Improve your workflow
Stay on track with actionable meeting notes
Nourish your note-taking know-how with your reMarkable paper tablet.

There’s no one right way to record what happens in a meeting. What’s important is that someone is on hand to turn discussion into clear action.
That someone could be you. Whether you prefer detailed meeting minutes, a simple agenda with bullet points, or a more specialized technique such as the Cornell Method, your paper tablet supports many workflows with templates and other features that make taking and sharing meeting notes effortless.
Looking for new ways to take meeting notes? Here are three examples to try:
Outline method

If your team regularly shares meeting agendas ahead of time, the outline method may be for you. Adding notes below different items on the agenda may sound simple, but that doesn’t make this method any less powerful.
Writing on paper, this method can quickly become messy and chaotic, with notes belonging to one item spilling over into another. On reMarkable, you can select and shift around handwritten text with ease.
Use the selection tool to grab, move, and resize individual words, sentences, or entire paragraphs, giving yourself more room during meetings when a specific topic dominates discussion; taking up most of your time and notes.
Quadrant method

Instead of following the chronological flow of the meeting, the quadrant method splits your notes into four sections for predictable, organized note-taking every time.

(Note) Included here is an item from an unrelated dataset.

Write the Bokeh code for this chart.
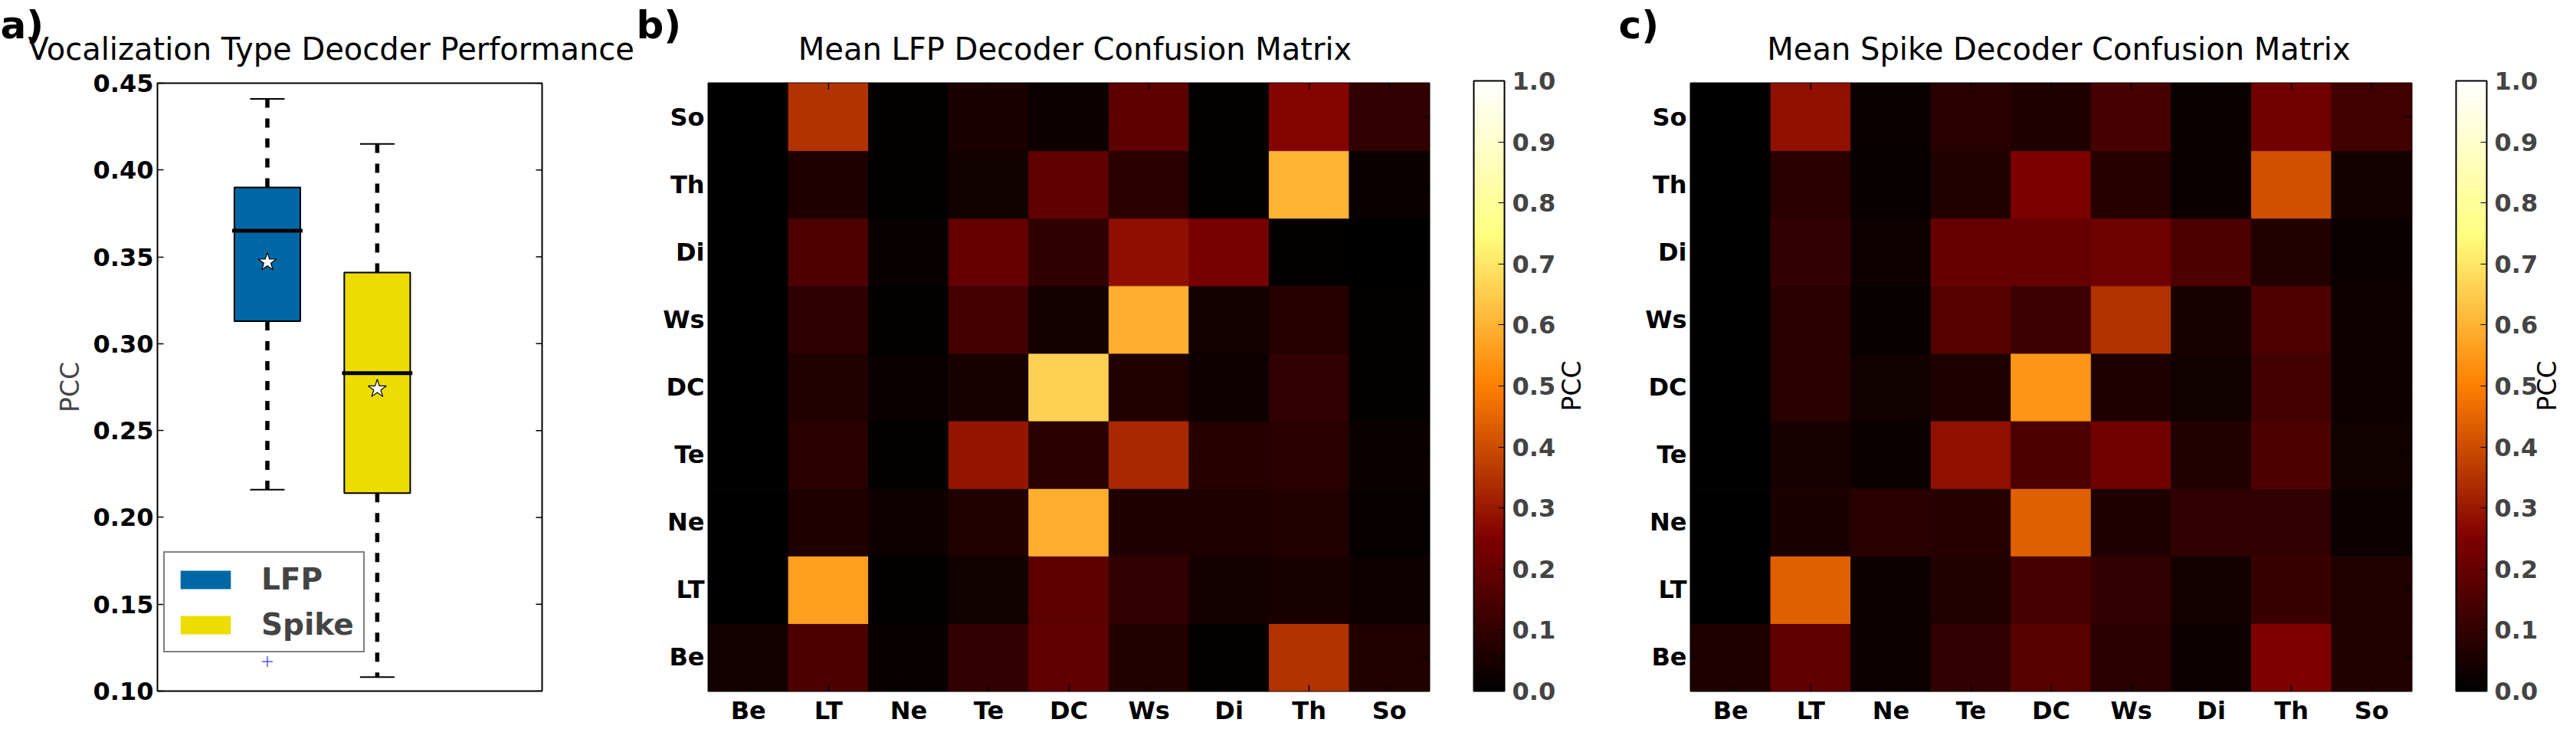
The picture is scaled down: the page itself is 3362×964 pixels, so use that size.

Label the quadrants “questions,” “notes,” “personal action items,” and “assign to others” — or add your own twist to the categories — and add notes to each section as the meeting progresses.
Promoting focus is one of this method’s biggest strengths. For example, if you need to review your personal action items, the quadrant method gives you a clutter-free view of just the tasks assigned to you.
For an extra layer of prioritization, use different-colored highlights to draw attention to important details like dates and results.
Cornell Method

Popular among students, the Cornell Method encourages you to summarize meetings and condense your notes into key topics and questions.
Use the Cornell template to guide your note-taking using this technique. Record concise notes in the lined section on the right, add overarching topics and questions in the left-hand column, and summarize the meeting at the bottom.
If you need to revisit your meeting notes, glancing at the summary section saves you time.
Read more:
Become a notorious note-taker with the Cornell Method
After the meeting

Your reMarkable makes it easy to get meeting notes quickly and safely into the hands of people who can act on them.
You can convert your handwriting to typed text that can be reused in emails, reports, or presentations. To optimize your handwriting for conversion to text, remember to use simple formatting: your reMarkable can recognize and convert cursive and block letters, bullet points, and even some smiley faces, but not mathematical symbols and diagrams.
You can send your converted notes by email directly from your reMarkable, but you can also integrate Google Drive, Dropbox, and Microsoft OneDrive with your paper tablet. This enables you to upload notes and documents to the cloud storage solution your colleagues are already using, making them readily available to the whole organization.
Read more:
Convert handwritten notes into text
Integrating with Google Drive, Dropbox, and OneDrive
Bonus tip:
Need a few more lines to fit all your meeting notes? There’s no need to add a whole new page. Use two fingers to pan and scroll inside any document, giving you more space to work with.